◆ ROWS
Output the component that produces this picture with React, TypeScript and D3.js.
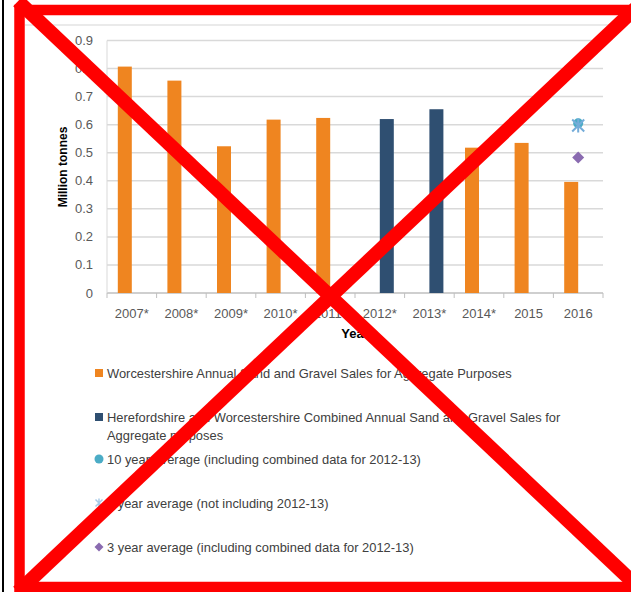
import React from "react";
import * as d3 from "d3";

const years = ["2007*", "2008*", "2009*", "2010*", "2011*", "2012*", "2013*", "2014*", "2015", "2016"];
const worcsSales = [0.807, 0.757, 0.523, 0.618, 0.624, null, null, 0.518, 0.535, 0.396];
const combinedSales = [null, null, null, null, null, 0.62, 0.655, null, null, null];
const tenYearAvg = [null, null, null, null, null, null, null, null, null, 0.605];
const eightYearAvg = [null, null, null, null, null, null, null, null, null, 0.597];
const threeYearAvg = [null, null, null, null, null, null, null, null, null, 0.483];
const yTicks = [0, 0.1, 0.2, 0.3, 0.4, 0.5, 0.6, 0.7, 0.8, 0.9];
const legendLabels = [
  ["Worcestershire Annual Sand and Gravel Sales for Aggregate Purposes"],
  ["Herefordshire and Worcestershire Combined Annual Sand and Gravel Sales for", "Aggregate purposes"],
  ["10 year average (including combined data for 2012-13)"],
  ["8 year average (not including 2012-13)"],
  ["3 year average (including combined data for 2012-13)"],
];

const ORANGE = "#ef8520";
const NAVY = "#2f4f71";
const TEAL = "#4bacc6";
const STAR = "#74acd9";
const PURPLE = "#8a6bb0";
const FONT = "'Liberation Sans', Arial, sans-serif";

export default function App() {
  const W = 631, H = 592;
  const left = 107, right = 603, top = 40.5, bottom = 293;
  const x = d3.scaleBand<string>().domain(years).range([left, right]);
  const bw = x.bandwidth();
  const inner = d3.scaleBand<string>().domain(["w", "c"]).range([bw / 2 - 14, bw / 2 + 14]);
  const y = d3.scaleLinear().domain([0, 0.9]).range([bottom, top]);

  const starPath = (cx: number, cy: number, s: number) =>
    `M${cx - s},${cy - s}L${cx + s},${cy + s}M${cx - s},${cy + s}L${cx + s},${cy - s}M${cx},${cy - s - 1}L${cx},${cy + s + 1}`;
  const diamond = (cx: number, cy: number, s: number) =>
    `M${cx},${cy - s}L${cx + s},${cy}L${cx},${cy + s}L${cx - s},${cy}Z`;

  const legendY = [373, 417, 459, 503, 547];
  const legendMarkX = 99;

  return (
    <svg width={W} height={H} style={{ position: "absolute", left: 0, top: 0, background: "#fff" }} fontFamily={FONT}>
      <rect x={0} y={0} width={W} height={H} fill="#fff" />
      {/* chart frame top line */}
      <line x1={25} x2={625} y1={25} y2={25} stroke="#e3e3e3" strokeWidth={1.5} />
      {/* gridlines */}
      {yTicks.map((t) => (
        <line key={t} x1={left} x2={right} y1={y(t)} y2={y(t)} stroke={t === 0 ? "#bfbfbf" : "#d9d9d9"} strokeWidth={1.5} />
      ))}
      <line x1={left} x2={left} y1={top} y2={bottom} stroke="#d9d9d9" strokeWidth={1} />
      {/* x ticks */}
      {years.concat(["end"]).map((yr, i) => {
        const xx = i < years.length ? (x(yr) as number) : right;
        return <line key={yr} x1={xx} x2={xx} y1={bottom} y2={bottom + 5} stroke="#bfbfbf" strokeWidth={1} />;
      })}
      {/* y tick labels */}
      {yTicks.map((t) => (
        <text key={t} x={93} y={y(t)} dy="0.35em" textAnchor="end" fontSize={13} fill="#595959">
          {t === 0 ? "0" : d3.format(".1f")(t)}
        </text>
      ))}
      {/* x labels */}
      {years.map((yr) => (
        <text key={yr} x={(x(yr) as number) + bw / 2} y={318} textAnchor="middle" fontSize={13} fill="#595959">
          {yr}
        </text>
      ))}
      {/* bars */}
      {years.map((yr, i) => {
        const v = worcsSales[i];
        if (v == null) return null;
        const bx = (x(yr) as number) + (inner("w") as number);
        return <rect key={"w" + yr} x={bx} y={y(v)} width={inner.bandwidth()} height={bottom - y(v)} fill={ORANGE} />;
      })}
      {years.map((yr, i) => {
        const v = combinedSales[i];
        if (v == null) return null;
        const bx = (x(yr) as number) + (inner("c") as number);
        return <rect key={"c" + yr} x={bx} y={y(v)} width={inner.bandwidth()} height={bottom - y(v)} fill={NAVY} />;
      })}
      {/* average markers */}
      {years.map((yr, i) => {
        const v = tenYearAvg[i];
        if (v == null) return null;
        return <circle key={"t" + yr} cx={(x(yr) as number) + bw / 2} cy={y(v)} r={5} fill={TEAL} />;
      })}
      {years.map((yr, i) => {
        const v = eightYearAvg[i];
        if (v == null) return null;
        return <path key={"e" + yr} d={starPath((x(yr) as number) + bw / 2, y(v), 6)} stroke={STAR} strokeWidth={2} fill="none" />;
      })}
      {years.map((yr, i) => {
        const v = threeYearAvg[i];
        if (v == null) return null;
        return <path key={"h" + yr} d={diamond((x(yr) as number) + bw / 2, y(v), 6)} fill={PURPLE} />;
      })}
      {/* axis titles */}
      <text transform={`translate(67,167) rotate(-90)`} textAnchor="middle" fontSize={12} fontWeight="bold" fill="#000">
        Million tonnes
      </text>
      <text x={(left + right) / 2} y={338} textAnchor="middle" fontSize={13} fontWeight="bold" fill="#000">
        Year
      </text>
      {/* legend */}
      <rect x={legendMarkX - 4} y={legendY[0] - 4} width={8} height={8} fill={ORANGE} />
      <rect x={legendMarkX - 4} y={legendY[1] - 4} width={8} height={8} fill={NAVY} />
      <circle cx={legendMarkX} cy={legendY[2]} r={4.5} fill={TEAL} />
      <path d={starPath(legendMarkX, legendY[3], 3.5)} stroke="#a9cbe8" strokeWidth={1.5} fill="none" />
      <path d={diamond(legendMarkX, legendY[4], 4.5)} fill={PURPLE} />
      {legendLabels.map((lines, i) =>
        lines.map((ln, j) => (
          <text key={i + "-" + j} x={107} y={legendY[i] + j * 18} dy="0.35em" fontSize={12.9} fill="#404040">
            {ln}
          </text>
        ))
      )}
      {/* red cross overlay */}
      <line x1={3} x2={3} y1={0} y2={H} stroke="#000" strokeWidth={2} />
      <line x1={18} y1={1.2} x2={636} y2={585} stroke="#ff0000" strokeWidth={14} />
      <line x1={18} y1={591.8} x2={636} y2={8} stroke="#ff0000" strokeWidth={14} />
      <rect x={19.5} y={10} width={640} height={577} fill="none" stroke="#ff0000" strokeWidth={10.5} />
    </svg>
  );
}
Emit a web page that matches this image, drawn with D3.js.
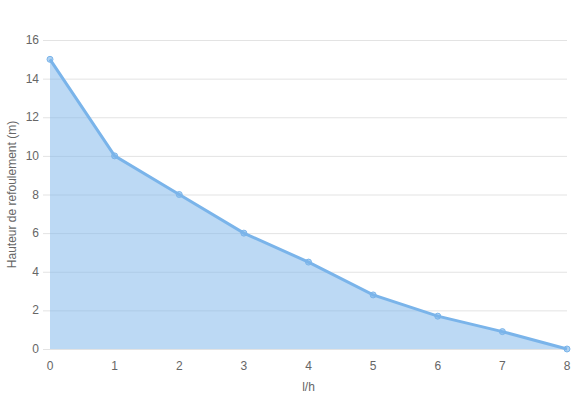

◆ STATED TASK
Go through the entries above and copy every line containing "that".

◆ EXPECTED OUTPUT
Output the component that produces this picture with React, TypeScript and D3.js.
Emit a web page that matches this image, drawn with D3.js.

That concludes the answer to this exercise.